I am to solve an optimization problem as described below:
$$ \min f(x) = \frac{1}{2}\left\lVert x - x_{b} \right\rVert^{2}+ \frac{1}{2}\left\lVert \epsilon \right\rVert^{2}$$ with $$ Hx -y = \epsilon $$
If I'm to prove that the problem is convex, how do I take the gradient two times of this function? I have problem derivating when there is a norm in it.

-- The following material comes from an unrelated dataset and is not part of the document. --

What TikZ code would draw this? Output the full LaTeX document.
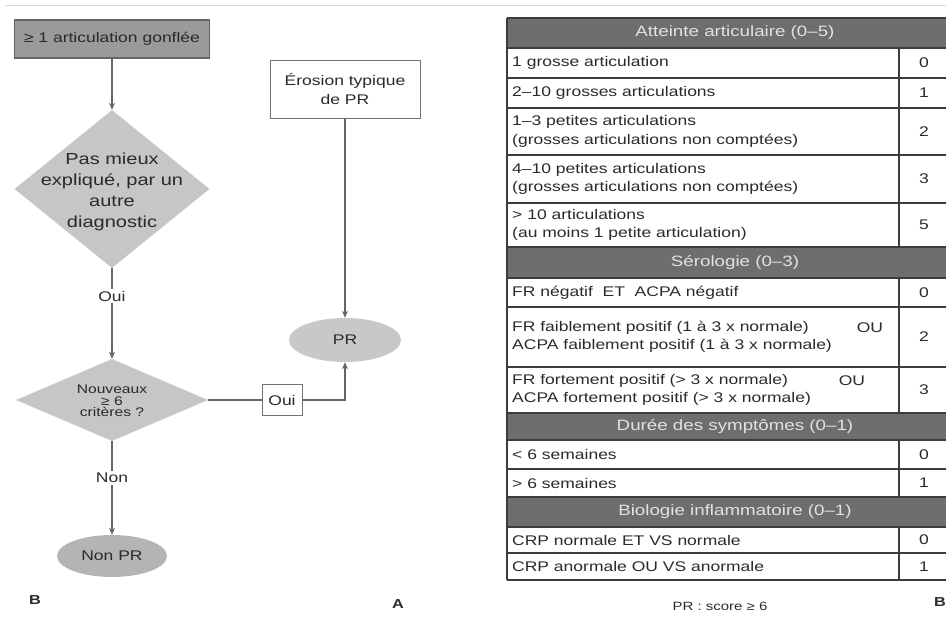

Thanks for the help
You can express the norm squared as inner products of vectors, leading to a quadratic form highlighted in blue below (I have assumed all the vectors have real components, so that for vectors $x$ and $y$, we have $x^Ty=y^Tx$) $$\begin{align}f(x) &= \frac{1}{2}\left\lVert x - x_{b} \right\rVert^{2}+ \frac{1}{2}\left\lVert \epsilon \right\rVert^{2} \\&= \frac{1}{2}( x - x_{b})^T(x-x_b)+ \frac{1}{2}(Hx-y)^T(Hx-y)\\&=\frac{1}{2}(x^Tx\color{red}{-x^Tx_b-x_b^Tx}+x_b^Tx_b)+\frac{1}{2}(x^TH^THx\color{red}{-x^TH^Ty-y^THx}+y^Ty)\\&=\frac{1}{2}(\color{blue}{x^Tx}\color{red}{-2x_b^Tx}+x_b^Tx_b)+\frac{1}{2}(\color{blue}{x^TH^THx}\color{red}{-2y^THx}+y^Ty) \\&=\frac{1}{2}\color{blue}{x^T(I+H^TH)x}-x_b^Tx+\frac{1}{2}x_b^Tx_b-y^TH^Tx+\frac{1}{2}y^Ty\end{align}$$ Using matrix calculus result $\frac{d^2}{dx^2}x^TAx=A+A^T$ , the second derivative is straightforward $$f^{''}(x)=(I+H^TH)$$ where $I$ is the identity matrix.